(Again, non-religious/differently traditioned people, please stick with me. This is for you too.)
There's a passage in Proverbs 31 that describes a Woman of Valor (or a Wife of Noble Character). This passage has tended to raise levels of anxiety in many of the women I know (including myself) because we see it as the Impossible To-Do List. But, as Rachel Held Evans learned from a friend in the Jewish tradition, calling someone eshet chayil (woman of valor) is meant to be an encouragement, a praise for milestones. In other words, valor doesn't come from being perfect; valor is in keeping going, especially when it's tough.
You know another term for a Woman of Valor? Wonder Woman.
If you got up and got in your work out today, you are Wonder Woman. If you got a 9 minute mile or a 19 minute mile done, you are Wonder Woman. If you didn't lose your cool with your kid or coworker (or both), you are Wonder Woman.
Sometimes getting up at all means being Wonder Woman.

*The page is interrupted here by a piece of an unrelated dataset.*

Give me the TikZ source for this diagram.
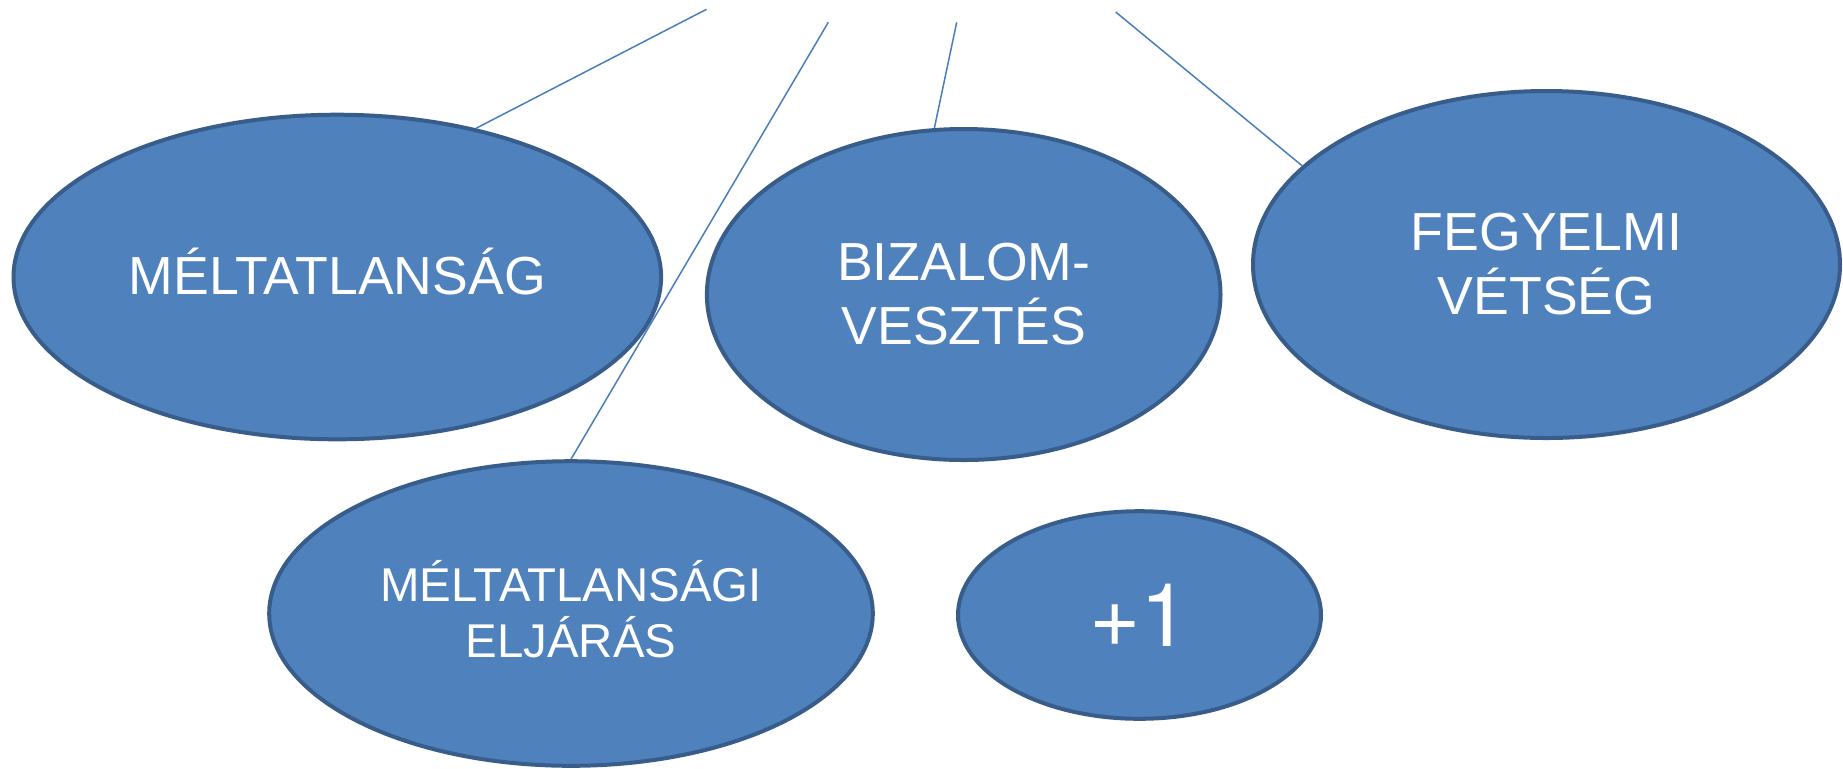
\documentclass[tikz,border=0pt]{standalone}
\usepackage{fontspec}
\setmainfont{Liberation Sans}
\newfontfamily\plusfont{TeX Gyre Heros}
\usetikzlibrary{shapes.geometric}
\definecolor{ovalfill}{HTML}{4F81BD}
\definecolor{ovalline}{HTML}{385D8A}
\definecolor{linkcol}{HTML}{4A7EBB}
\newcommand\dpfix{\rule[-0.2em]{0pt}{0.2em}}
\tikzset{
  oval/.style={ellipse, fill=ovalfill, draw=ovalline, line width=2pt, inner sep=0pt,
    text=white, align=center},
  bigtxt/.style={font=\fontsize{26.8pt}{32pt}\selectfont},
  midtxt/.style={font=\fontsize{23.7pt}{28pt}\selectfont},
  hugetxt/.style={font=\plusfont\fontsize{44pt}{50pt}\selectfont},
  link/.style={draw=linkcol, line width=0.75pt}
}
\begin{document}
\begin{tikzpicture}[x=0.5pt,y=-0.5pt]
\useasboundingbox (0,0) rectangle (1843,768);
\node[oval, bigtxt, minimum width=323.8pt, minimum height=162.3pt] (e1) at (337.3,277) {MÉLTATLANSÁG\dpfix};
\node[oval, bigtxt, minimum width=256.8pt, minimum height=165.5pt] (e2) at (963.7,294.5) {BIZALOM-\\VESZTÉS};
\node[oval, bigtxt, minimum width=293.5pt, minimum height=173.5pt] (e3) at (1546.5,264.5) {FEGYELMI\\VÉTSÉG};
\node[oval, midtxt, minimum width=301.8pt, minimum height=152.3pt] (e4) at (571,613.5) {MÉLTATLANSÁGI\\ELJÁRÁS\dpfix};
\node[oval, hugetxt, minimum width=181.5pt, minimum height=103.8pt] (e5) at (1139.5,615) {+1};
\coordinate (p1) at (706.5,9.3);
\coordinate (p2) at (828.3,22.3);
\coordinate (p3) at (956.7,22.3);
\coordinate (p4) at (1115.7,12);
\draw[link] (p1) -- (e1.47);
\draw[link] (p2) -- (e4.90);
\draw[link] (p3) -- (e2.100);
\draw[link] (p4) -- (e3.158);
\end{tikzpicture}
\end{document}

I read a blog post this past weekend about a gender-bent version of Slave Leia cosplay that really covered why I choose to wear a Wonder Woman costume at races. No, I don't have a perfect body--far from. Yes, wearing a costume draws attention to me and my imperfect body. But I refuse to wait until I look perfect (whatever that is) to look like a superhero. The act of suiting up often changes how I carry myself. I will admit to that moment when I get out of the car and wonder what have I done. But I have yet to participate in a race where I didn't make a kid excited or people didn't cheer me on ... and all because of the costume.
But more than me wearing a costume and running races, I honestly believe that every woman is Wonder Woman. Every man is Superman.* We do amazing things every day, and we forget that.
Eschet chayil. Woman of valor. Wonder Woman. Claim it.
* Or whatever your favorite superhero is, whatever publisher, Western or manga. Dude, whatever mental image gets you going.